EXERCISE DESCRIPTION:
Each line should be copied exactly.

DATA SHOWN:
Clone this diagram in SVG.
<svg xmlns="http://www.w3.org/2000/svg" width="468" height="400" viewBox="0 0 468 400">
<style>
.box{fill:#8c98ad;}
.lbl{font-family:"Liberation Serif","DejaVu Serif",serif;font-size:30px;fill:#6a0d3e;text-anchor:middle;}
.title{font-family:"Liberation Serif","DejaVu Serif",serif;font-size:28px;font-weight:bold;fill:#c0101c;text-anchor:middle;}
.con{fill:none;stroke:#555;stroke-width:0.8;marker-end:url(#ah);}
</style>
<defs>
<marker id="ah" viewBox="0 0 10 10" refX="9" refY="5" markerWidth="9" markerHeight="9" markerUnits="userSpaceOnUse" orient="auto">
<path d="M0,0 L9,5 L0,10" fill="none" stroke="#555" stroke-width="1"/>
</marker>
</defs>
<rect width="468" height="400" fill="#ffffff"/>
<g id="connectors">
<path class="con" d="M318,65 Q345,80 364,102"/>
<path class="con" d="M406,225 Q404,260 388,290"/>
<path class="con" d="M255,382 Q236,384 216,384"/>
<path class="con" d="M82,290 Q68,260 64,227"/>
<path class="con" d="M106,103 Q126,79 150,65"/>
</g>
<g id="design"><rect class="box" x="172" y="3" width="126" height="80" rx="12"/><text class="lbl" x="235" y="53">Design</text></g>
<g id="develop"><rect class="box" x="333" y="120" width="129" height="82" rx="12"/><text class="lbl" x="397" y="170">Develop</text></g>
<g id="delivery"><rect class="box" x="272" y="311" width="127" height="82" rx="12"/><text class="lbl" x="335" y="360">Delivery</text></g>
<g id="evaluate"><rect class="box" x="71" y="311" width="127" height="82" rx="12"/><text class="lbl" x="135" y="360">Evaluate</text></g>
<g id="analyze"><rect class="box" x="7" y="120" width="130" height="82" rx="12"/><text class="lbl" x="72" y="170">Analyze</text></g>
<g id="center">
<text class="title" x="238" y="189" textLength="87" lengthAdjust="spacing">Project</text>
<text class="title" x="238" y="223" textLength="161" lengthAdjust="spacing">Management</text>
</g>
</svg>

SOLUTION BELOW:
Clone this diagram in SVG.
<svg xmlns="http://www.w3.org/2000/svg" width="468" height="400" viewBox="0 0 468 400">
<style>
.box{fill:#8c98ad;}
.lbl{font-family:"Liberation Serif","DejaVu Serif",serif;font-size:30px;fill:#6a0d3e;text-anchor:middle;}
.title{font-family:"Liberation Serif","DejaVu Serif",serif;font-size:28px;font-weight:bold;fill:#c0101c;text-anchor:middle;}
.con{fill:none;stroke:#555;stroke-width:0.8;marker-end:url(#ah);}
</style>
<defs>
<marker id="ah" viewBox="0 0 10 10" refX="9" refY="5" markerWidth="9" markerHeight="9" markerUnits="userSpaceOnUse" orient="auto">
<path d="M0,0 L9,5 L0,10" fill="none" stroke="#555" stroke-width="1"/>
</marker>
</defs>
<rect width="468" height="400" fill="#ffffff"/>
<g id="connectors">
<path class="con" d="M318,65 Q345,80 364,102"/>
<path class="con" d="M406,225 Q404,260 388,290"/>
<path class="con" d="M255,382 Q236,384 216,384"/>
<path class="con" d="M82,290 Q68,260 64,227"/>
<path class="con" d="M106,103 Q126,79 150,65"/>
</g>
<g id="design"><rect class="box" x="172" y="3" width="126" height="80" rx="12"/><text class="lbl" x="235" y="53">Design</text></g>
<g id="develop"><rect class="box" x="333" y="120" width="129" height="82" rx="12"/><text class="lbl" x="397" y="170">Develop</text></g>
<g id="delivery"><rect class="box" x="272" y="311" width="127" height="82" rx="12"/><text class="lbl" x="335" y="360">Delivery</text></g>
<g id="evaluate"><rect class="box" x="71" y="311" width="127" height="82" rx="12"/><text class="lbl" x="135" y="360">Evaluate</text></g>
<g id="analyze"><rect class="box" x="7" y="120" width="130" height="82" rx="12"/><text class="lbl" x="72" y="170">Analyze</text></g>
<g id="center">
<text class="title" x="238" y="189" textLength="87" lengthAdjust="spacing">Project</text>
<text class="title" x="238" y="223" textLength="161" lengthAdjust="spacing">Management</text>
</g>
</svg>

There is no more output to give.